Instructions for the task: Give an exact transcription of every line, dropping the images.

Data section:
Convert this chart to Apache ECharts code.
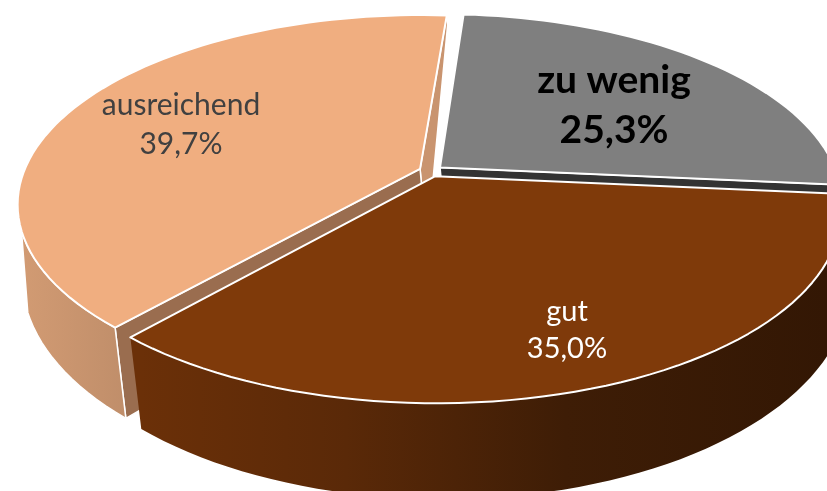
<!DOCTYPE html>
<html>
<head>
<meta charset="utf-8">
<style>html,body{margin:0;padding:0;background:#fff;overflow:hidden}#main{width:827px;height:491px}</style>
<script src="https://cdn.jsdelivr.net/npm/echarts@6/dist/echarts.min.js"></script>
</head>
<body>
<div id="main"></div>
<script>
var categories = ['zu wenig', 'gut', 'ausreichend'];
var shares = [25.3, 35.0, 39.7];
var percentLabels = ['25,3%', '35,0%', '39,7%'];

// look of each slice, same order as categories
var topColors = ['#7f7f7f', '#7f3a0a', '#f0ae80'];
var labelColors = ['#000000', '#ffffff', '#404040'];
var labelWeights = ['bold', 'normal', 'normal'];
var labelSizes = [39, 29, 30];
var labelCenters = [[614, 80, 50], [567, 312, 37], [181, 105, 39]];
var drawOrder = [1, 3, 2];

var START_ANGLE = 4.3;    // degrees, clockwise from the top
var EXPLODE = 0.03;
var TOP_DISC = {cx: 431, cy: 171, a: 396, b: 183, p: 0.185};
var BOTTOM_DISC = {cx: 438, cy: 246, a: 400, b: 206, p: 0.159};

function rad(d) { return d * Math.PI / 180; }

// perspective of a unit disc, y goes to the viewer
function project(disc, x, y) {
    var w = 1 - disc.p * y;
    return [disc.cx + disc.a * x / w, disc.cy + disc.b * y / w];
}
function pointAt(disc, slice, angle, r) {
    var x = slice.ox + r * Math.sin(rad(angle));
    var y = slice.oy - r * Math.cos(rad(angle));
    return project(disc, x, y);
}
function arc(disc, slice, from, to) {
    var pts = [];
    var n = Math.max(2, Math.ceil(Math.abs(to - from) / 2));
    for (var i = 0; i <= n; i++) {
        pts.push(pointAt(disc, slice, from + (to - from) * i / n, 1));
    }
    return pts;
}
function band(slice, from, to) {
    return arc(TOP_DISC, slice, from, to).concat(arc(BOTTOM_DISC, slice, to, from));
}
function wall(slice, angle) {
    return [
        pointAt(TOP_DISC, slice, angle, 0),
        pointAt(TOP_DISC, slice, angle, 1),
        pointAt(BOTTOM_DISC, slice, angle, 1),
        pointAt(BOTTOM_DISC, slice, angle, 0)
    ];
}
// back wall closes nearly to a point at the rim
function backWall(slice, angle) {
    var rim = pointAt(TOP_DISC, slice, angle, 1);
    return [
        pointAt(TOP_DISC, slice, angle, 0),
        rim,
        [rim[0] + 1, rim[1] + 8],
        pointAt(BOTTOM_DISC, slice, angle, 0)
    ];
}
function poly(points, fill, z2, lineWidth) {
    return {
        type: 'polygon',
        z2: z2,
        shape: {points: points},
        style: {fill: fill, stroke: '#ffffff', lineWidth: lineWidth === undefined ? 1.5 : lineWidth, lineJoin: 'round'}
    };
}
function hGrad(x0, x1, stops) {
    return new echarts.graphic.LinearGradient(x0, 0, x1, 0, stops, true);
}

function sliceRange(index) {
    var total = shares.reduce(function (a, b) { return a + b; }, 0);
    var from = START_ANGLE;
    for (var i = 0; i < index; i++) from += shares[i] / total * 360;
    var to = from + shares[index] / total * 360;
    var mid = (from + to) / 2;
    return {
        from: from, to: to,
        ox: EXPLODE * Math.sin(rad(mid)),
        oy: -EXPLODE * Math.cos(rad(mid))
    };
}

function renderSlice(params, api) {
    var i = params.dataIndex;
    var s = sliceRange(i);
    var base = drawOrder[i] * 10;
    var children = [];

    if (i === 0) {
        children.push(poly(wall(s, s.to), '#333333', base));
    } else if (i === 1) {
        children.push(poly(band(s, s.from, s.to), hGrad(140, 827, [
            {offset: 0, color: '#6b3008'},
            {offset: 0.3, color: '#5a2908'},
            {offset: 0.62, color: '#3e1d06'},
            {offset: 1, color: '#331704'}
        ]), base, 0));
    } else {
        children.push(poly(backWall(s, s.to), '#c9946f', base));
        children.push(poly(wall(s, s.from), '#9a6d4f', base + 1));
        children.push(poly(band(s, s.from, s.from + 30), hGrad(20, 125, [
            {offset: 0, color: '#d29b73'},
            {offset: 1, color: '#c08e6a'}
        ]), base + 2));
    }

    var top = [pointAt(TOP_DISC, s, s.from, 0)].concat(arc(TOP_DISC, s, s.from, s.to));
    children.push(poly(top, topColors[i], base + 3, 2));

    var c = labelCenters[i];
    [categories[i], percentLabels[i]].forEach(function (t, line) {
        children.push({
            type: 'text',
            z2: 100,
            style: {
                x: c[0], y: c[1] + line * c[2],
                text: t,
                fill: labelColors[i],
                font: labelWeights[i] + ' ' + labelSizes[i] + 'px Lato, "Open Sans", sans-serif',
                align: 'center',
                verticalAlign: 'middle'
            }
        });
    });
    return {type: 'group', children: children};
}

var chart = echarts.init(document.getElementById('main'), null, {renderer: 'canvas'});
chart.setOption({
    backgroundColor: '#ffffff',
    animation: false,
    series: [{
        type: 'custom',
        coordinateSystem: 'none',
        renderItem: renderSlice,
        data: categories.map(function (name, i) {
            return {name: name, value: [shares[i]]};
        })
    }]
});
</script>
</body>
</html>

Answer in full:
Convert this chart to Apache ECharts code.
<!DOCTYPE html>
<html>
<head>
<meta charset="utf-8">
<style>html,body{margin:0;padding:0;background:#fff;overflow:hidden}#main{width:827px;height:491px}</style>
<script src="https://cdn.jsdelivr.net/npm/echarts@6/dist/echarts.min.js"></script>
</head>
<body>
<div id="main"></div>
<script>
var categories = ['zu wenig', 'gut', 'ausreichend'];
var shares = [25.3, 35.0, 39.7];
var percentLabels = ['25,3%', '35,0%', '39,7%'];

// look of each slice, same order as categories
var topColors = ['#7f7f7f', '#7f3a0a', '#f0ae80'];
var labelColors = ['#000000', '#ffffff', '#404040'];
var labelWeights = ['bold', 'normal', 'normal'];
var labelSizes = [39, 29, 30];
var labelCenters = [[614, 80, 50], [567, 312, 37], [181, 105, 39]];
var drawOrder = [1, 3, 2];

var START_ANGLE = 4.3;    // degrees, clockwise from the top
var EXPLODE = 0.03;
var TOP_DISC = {cx: 431, cy: 171, a: 396, b: 183, p: 0.185};
var BOTTOM_DISC = {cx: 438, cy: 246, a: 400, b: 206, p: 0.159};

function rad(d) { return d * Math.PI / 180; }

// perspective of a unit disc, y goes to the viewer
function project(disc, x, y) {
    var w = 1 - disc.p * y;
    return [disc.cx + disc.a * x / w, disc.cy + disc.b * y / w];
}
function pointAt(disc, slice, angle, r) {
    var x = slice.ox + r * Math.sin(rad(angle));
    var y = slice.oy - r * Math.cos(rad(angle));
    return project(disc, x, y);
}
function arc(disc, slice, from, to) {
    var pts = [];
    var n = Math.max(2, Math.ceil(Math.abs(to - from) / 2));
    for (var i = 0; i <= n; i++) {
        pts.push(pointAt(disc, slice, from + (to - from) * i / n, 1));
    }
    return pts;
}
function band(slice, from, to) {
    return arc(TOP_DISC, slice, from, to).concat(arc(BOTTOM_DISC, slice, to, from));
}
function wall(slice, angle) {
    return [
        pointAt(TOP_DISC, slice, angle, 0),
        pointAt(TOP_DISC, slice, angle, 1),
        pointAt(BOTTOM_DISC, slice, angle, 1),
        pointAt(BOTTOM_DISC, slice, angle, 0)
    ];
}
// back wall closes nearly to a point at the rim
function backWall(slice, angle) {
    var rim = pointAt(TOP_DISC, slice, angle, 1);
    return [
        pointAt(TOP_DISC, slice, angle, 0),
        rim,
        [rim[0] + 1, rim[1] + 8],
        pointAt(BOTTOM_DISC, slice, angle, 0)
    ];
}
function poly(points, fill, z2, lineWidth) {
    return {
        type: 'polygon',
        z2: z2,
        shape: {points: points},
        style: {fill: fill, stroke: '#ffffff', lineWidth: lineWidth === undefined ? 1.5 : lineWidth, lineJoin: 'round'}
    };
}
function hGrad(x0, x1, stops) {
    return new echarts.graphic.LinearGradient(x0, 0, x1, 0, stops, true);
}

function sliceRange(index) {
    var total = shares.reduce(function (a, b) { return a + b; }, 0);
    var from = START_ANGLE;
    for (var i = 0; i < index; i++) from += shares[i] / total * 360;
    var to = from + shares[index] / total * 360;
    var mid = (from + to) / 2;
    return {
        from: from, to: to,
        ox: EXPLODE * Math.sin(rad(mid)),
        oy: -EXPLODE * Math.cos(rad(mid))
    };
}

function renderSlice(params, api) {
    var i = params.dataIndex;
    var s = sliceRange(i);
    var base = drawOrder[i] * 10;
    var children = [];

    if (i === 0) {
        children.push(poly(wall(s, s.to), '#333333', base));
    } else if (i === 1) {
        children.push(poly(band(s, s.from, s.to), hGrad(140, 827, [
            {offset: 0, color: '#6b3008'},
            {offset: 0.3, color: '#5a2908'},
            {offset: 0.62, color: '#3e1d06'},
            {offset: 1, color: '#331704'}
        ]), base, 0));
    } else {
        children.push(poly(backWall(s, s.to), '#c9946f', base));
        children.push(poly(wall(s, s.from), '#9a6d4f', base + 1));
        children.push(poly(band(s, s.from, s.from + 30), hGrad(20, 125, [
            {offset: 0, color: '#d29b73'},
            {offset: 1, color: '#c08e6a'}
        ]), base + 2));
    }

    var top = [pointAt(TOP_DISC, s, s.from, 0)].concat(arc(TOP_DISC, s, s.from, s.to));
    children.push(poly(top, topColors[i], base + 3, 2));

    var c = labelCenters[i];
    [categories[i], percentLabels[i]].forEach(function (t, line) {
        children.push({
            type: 'text',
            z2: 100,
            style: {
                x: c[0], y: c[1] + line * c[2],
                text: t,
                fill: labelColors[i],
                font: labelWeights[i] + ' ' + labelSizes[i] + 'px Lato, "Open Sans", sans-serif',
                align: 'center',
                verticalAlign: 'middle'
            }
        });
    });
    return {type: 'group', children: children};
}

var chart = echarts.init(document.getElementById('main'), null, {renderer: 'canvas'});
chart.setOption({
    backgroundColor: '#ffffff',
    animation: false,
    series: [{
        type: 'custom',
        coordinateSystem: 'none',
        renderItem: renderSlice,
        data: categories.map(function (name, i) {
            return {name: name, value: [shares[i]]};
        })
    }]
});
</script>
</body>
</html>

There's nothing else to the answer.